» TASK TO COMPLETE:
In the material below, find every line with "matplotlib" and pull it out.

» DATASET EXTRACT:
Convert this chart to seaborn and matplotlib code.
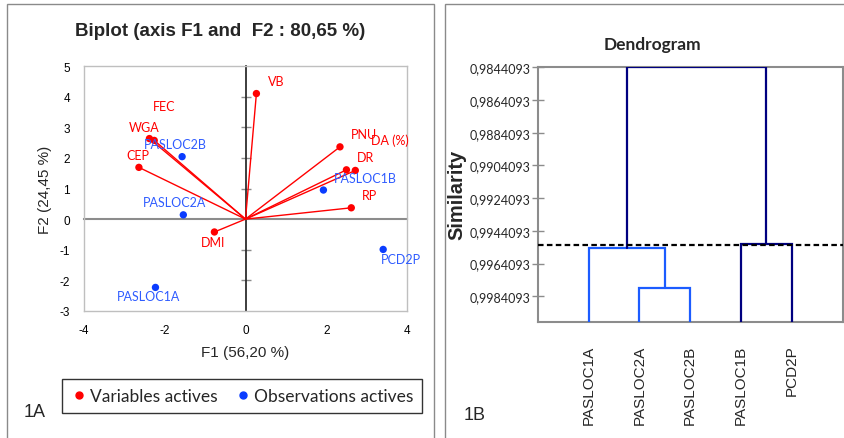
import numpy as np
import pandas as pd
import seaborn as sns
import matplotlib
matplotlib.use('Agg')
from matplotlib import pyplot as plt
from matplotlib.patches import Rectangle
from matplotlib.lines import Line2D

# Section 1: data

# Biplot - active variables (F1, F2)
var_names = ['VB', 'FEC', 'WGA', 'CEP', 'PNU', 'DA (%)', 'DR', 'RP', 'DMI']
var_f1 = [0.27, -2.26, -2.38, -2.64, 2.34, 2.72, 2.50, 2.62, -0.77]
var_f2 = [4.10, 2.57, 2.63, 1.69, 2.36, 1.59, 1.61, 0.37, -0.42]

# Biplot - active observations (F1, F2)
obs_names = ['PASLOC2B', 'PASLOC1B', 'PASLOC2A', 'PCD2P', 'PASLOC1A']
obs_f1 = [-1.57, 1.93, -1.54, 3.41, -2.23]
obs_f2 = [2.04, 0.95, 0.14, -0.99, -2.23]

# Dendrogram - leaves and merges (left child, right child, similarity)
leaves = ['PASLOC1A', 'PASLOC2A', 'PASLOC2B', 'PASLOC1B', 'PCD2P']
merge_left = [1, 0, 3, 6]
merge_right = [2, 5, 4, 7]
merge_sim = [0.99792, 0.99547, 0.99519, 0.9844093]
cut_level = 0.99529
sim_ticks = ['0,9844093', '0,9864093', '0,9884093', '0,9904093',
             '0,9924093', '0,9944093', '0,9964093', '0,9984093']

# label offsets in points (style only)
var_offsets = [(14, 9), (7, 25), (-4, 8), (-1, 9), (17, 9), (25, 22), (14, 9), (13, 9), (-1, -7)]
obs_offsets = [(-5, 9), (30, 9), (-6, 9), (13, -7), (-5, -6)]

# Section 2: figure

sns.set_theme(style='white')
plt.rcParams['font.family'] = ['Liberation Sans', 'DejaVu Sans']

fig = plt.figure(figsize=(8.45, 4.39), dpi=100)
W, H = 845, 439

red = '#ff0000'
blue = '#0a3cff'
blue_txt = '#2f5cff'
grey = '#bfbfbf'
axis_grey = '#8c8c8c'

# panel borders
fig.add_artist(Rectangle((7 / W, -0.05), (434 - 7) / W, (439 - 5) / H + 0.05,
                         transform=fig.transFigure, fill=False, ec='#8a8a8a', lw=1))
fig.add_artist(Rectangle((445 / W, -0.05), (850 - 445) / W, (439 - 5) / H + 0.05,
                         transform=fig.transFigure, fill=False, ec='#8a8a8a', lw=1))

# ---- Biplot ----
ax1 = fig.add_axes([84 / W, (H - 312) / H, 323 / W, 245 / H])

variables = pd.DataFrame({'F1': var_f1, 'F2': var_f2, 'name': var_names})
observations = pd.DataFrame({'F1': obs_f1, 'F2': obs_f2, 'name': obs_names})

for x, y in zip(var_f1, var_f2):
    ax1.plot([0, x], [0, y], color=red, lw=1, zorder=2)

sns.scatterplot(data=variables, x='F1', y='F2', color=red, s=28, edgecolor='none',
                ax=ax1, zorder=3, legend=False)
sns.scatterplot(data=observations, x='F1', y='F2', color=blue, s=28, edgecolor='none',
                ax=ax1, zorder=3, legend=False)

for (name, x, y), off in zip(variables[['name', 'F1', 'F2']].values, var_offsets):
    ax1.annotate(name, (x, y), xytext=off, textcoords='offset points', ha='center',
                 va='center', color=red, fontsize=9, family=['Lato', 'DejaVu Sans'])
for (name, x, y), off in zip(observations[['name', 'F1', 'F2']].values, obs_offsets):
    ax1.annotate(name, (x, y), xytext=off, textcoords='offset points', ha='center',
                 va='center', color=blue_txt, fontsize=9, family=['Lato', 'DejaVu Sans'])

ax1.set_xlim(-4, 4)
ax1.set_ylim(-3, 5)
ax1.set_xticks([-4, -2, 0, 2, 4])
ax1.set_yticks(range(-3, 6))
ax1.set_xticklabels([str(v) for v in [-4, -2, 0, 2, 4]])
ax1.set_yticklabels([str(v) for v in range(-3, 6)])
ax1.tick_params(length=0, labelsize=8.5, colors='black')
ax1.tick_params(axis='x', pad=9)
ax1.tick_params(axis='y', pad=10)
for sp in ax1.spines.values():
    sp.set_color(grey)
    sp.set_linewidth(1)

# zero axes with crossing ticks
vz = ax1.secondary_yaxis(0.5)
vz_ticks = [v for v in range(-2, 5) if v != 0]
vz.set_yticks(vz_ticks)
vz.set_yticklabels([''] * len(vz_ticks))
vz.tick_params(direction='inout', length=7, width=1, color=axis_grey)
vz.spines['left'].set_color(axis_grey)
vz.spines['left'].set_linewidth(1.5)
hz = ax1.secondary_xaxis(3 / 8)
hz.set_xticks([])
hz.spines['bottom'].set_color(axis_grey)
hz.spines['bottom'].set_linewidth(1.5)

ax1.set_xlabel('F1 (56,20 %)', fontsize=11)
ax1.set_ylabel('F2 (24,45 %)', fontsize=11)
ax1.xaxis.set_label_coords(0.5, -0.14)
ax1.yaxis.set_label_coords(-0.10, 0.5)

fig.text(220 / W, 1 - 32 / H, 'Biplot (axis F1 and  F2 : 80,65 %)', ha='center',
         va='center', fontsize=13.5, fontweight='bold')

handles = [Line2D([], [], marker='o', ls='', color=red, markersize=5),
           Line2D([], [], marker='o', ls='', color=blue, markersize=5)]
leg = fig.legend(handles, ['Variables actives', 'Observations actives'], ncol=2,
                 loc='center', bbox_to_anchor=(242 / W, 1 - 397 / H), frameon=True,
                 fancybox=False, edgecolor='black', handletextpad=0.1,
                 columnspacing=1.0, handlelength=1.0, borderpad=0.5,
                 prop={'family': ['Lato', 'DejaVu Sans'], 'size': 12.5})
leg.get_frame().set_linewidth(1)

fig.text(35 / W, 1 - 413 / H, '1A', ha='center', va='center', fontsize=13)

# ---- Dendrogram ----
ax2 = fig.add_axes([537.7 / W, (H - 323.3) / H, 305 / W, 255 / H])

n = len(leaves)
node_x = list(range(1, n + 1))
node_h = [1.0] * n
light = '#1c5cff'
navy = '#000080'
link_colors = [light, light, navy, navy]
for a, b, h, c in zip(merge_left, merge_right, merge_sim, link_colors):
    xa, xb = node_x[a], node_x[b]
    ha, hb = node_h[a], node_h[b]
    ax2.plot([xa, xa, xb, xb], [ha, h, h, hb], color=c, lw=1.6, zorder=3,
             solid_joinstyle='miter')
    node_x.append((xa + xb) / 2)
    node_h.append(h)

ax2.axhline(cut_level, color='black', lw=1.6, ls=(0, (2.5, 1.5)), zorder=4)

ax2.set_xlim(0, n + 1)
ax2.set_ylim(1.0, float(sim_ticks[0].replace(',', '.')))
ax2.set_yticks([float(t.replace(',', '.')) for t in sim_ticks])
ax2.set_yticklabels(sim_ticks, family=['Lato', 'DejaVu Sans'], fontsize=9)
ax2.set_xticks(range(1, n + 1))
ax2.set_xticklabels(leaves, rotation=90, fontsize=11, va='top')
ax2.tick_params(axis='x', length=0, pad=16)
ax2.tick_params(axis='y', direction='inout', length=8, width=1, color=axis_grey, pad=1)
ax2.yaxis.set_ticks_position('left')
for sp in ax2.spines.values():
    sp.set_color(axis_grey)
    sp.set_linewidth(1.5)

ax2.set_ylabel('Similarity', fontsize=14.5, fontweight='bold')
ax2.yaxis.set_label_coords(-0.235, 0.505)

fig.text(652 / W, 1 - 45 / H, 'Dendrogram', ha='center', va='center', fontsize=12.5,
         fontweight='bold', family=['Lato', 'DejaVu Sans'])
fig.text(475 / W, 1 - 415 / H, '1B', ha='center', va='center', fontsize=13)

fig.savefig('out.png', dpi=100)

» TASK OUTPUT:
Convert this chart to seaborn and matplotlib code.
import matplotlib
matplotlib.use('Agg')
from matplotlib import pyplot as plt
from matplotlib.patches import Rectangle
from matplotlib.lines import Line2D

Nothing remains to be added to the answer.